Myth 3: Modular means Just the Finishing

Modular is so much more than just the finishing. There are instances where people have been told that framework will be done on-site and shutters in a factory so that they are “modular”. Believe us when we say this that if we have a factory, we will definitely prefer to do everything in it. That saves us a lot of money in terms of manpower and time with less hassles of traveling to site every day as well. In such a case, its one of two things that you will be facing.

  1. The carpenter has no factory and he will just make the shutters at his place and make you feel that they have come from a factory
  2. Or he will get them made by someone else in which case, neither the material nor the genuineness of the laminates can be controlled.

Myth 4: Modular means Latest Designs

If this is why you are opting for modular, then think again.

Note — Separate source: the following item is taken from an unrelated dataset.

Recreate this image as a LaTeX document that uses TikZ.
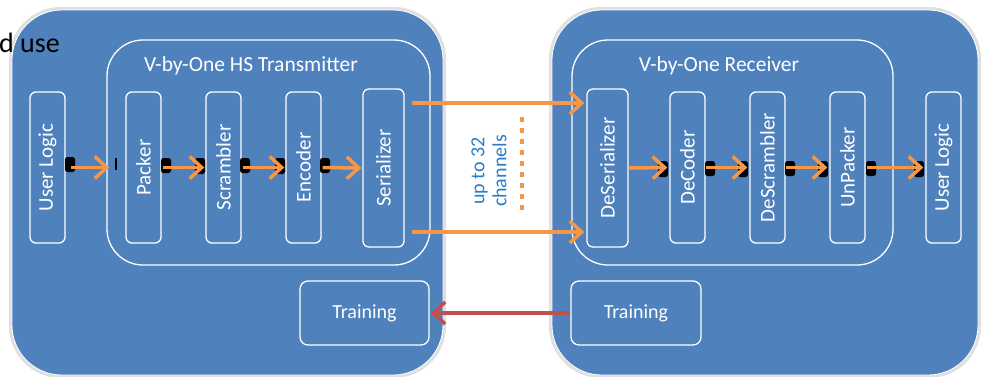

Modular fittings evolved in Europe and USA for one simple reason. They could be changed frequently. And since cost of wood was expensive compared to particle board, it made more sense for them to made boxes which will last 4-5 years and then replace them. The more expensive stuff was done in hard wood and in non modular fashion.

Modular fittings can only use laminates for basic and acrylic sheets for a more premium glossy look. Membranes tear up and are not recommended for homes. There are many designs which a typical modular fitting cannot execute. In fact, a common word used by interior industry professionals for modular fittings is “dabba” which typically means a box and nothing else.


Myth 5: Modular means Anyone can do it

A lot of people are qualified and have experience to fit modular panels. That is different from being able to do modular work. Even in that case, both skill and experience is needed to ensure how much tight is tight and where the mini-fixes need to go as well as which panels end up in which area.

Coming to modular work, a factory needs an investment of a minimum of 1 crore for good non-Chinese machines. This is excluding things like land, shed, electrical connections etc which could easily triple the cost. Cheaper machines are possible but they beat the whole logic of using machines to give good finishes. An edge banding machine which shifts in alignment again and again will result in uneven edges. A panel saw which can sometimes vibrate will result in chipping of laminates as well as uneven cuts. These are just a couple of examples.

There will be numerous people who will come to suggest that whatever we say above is wrong. We do recommend speaking with friends and family about there experiences before deciding what you want with your home.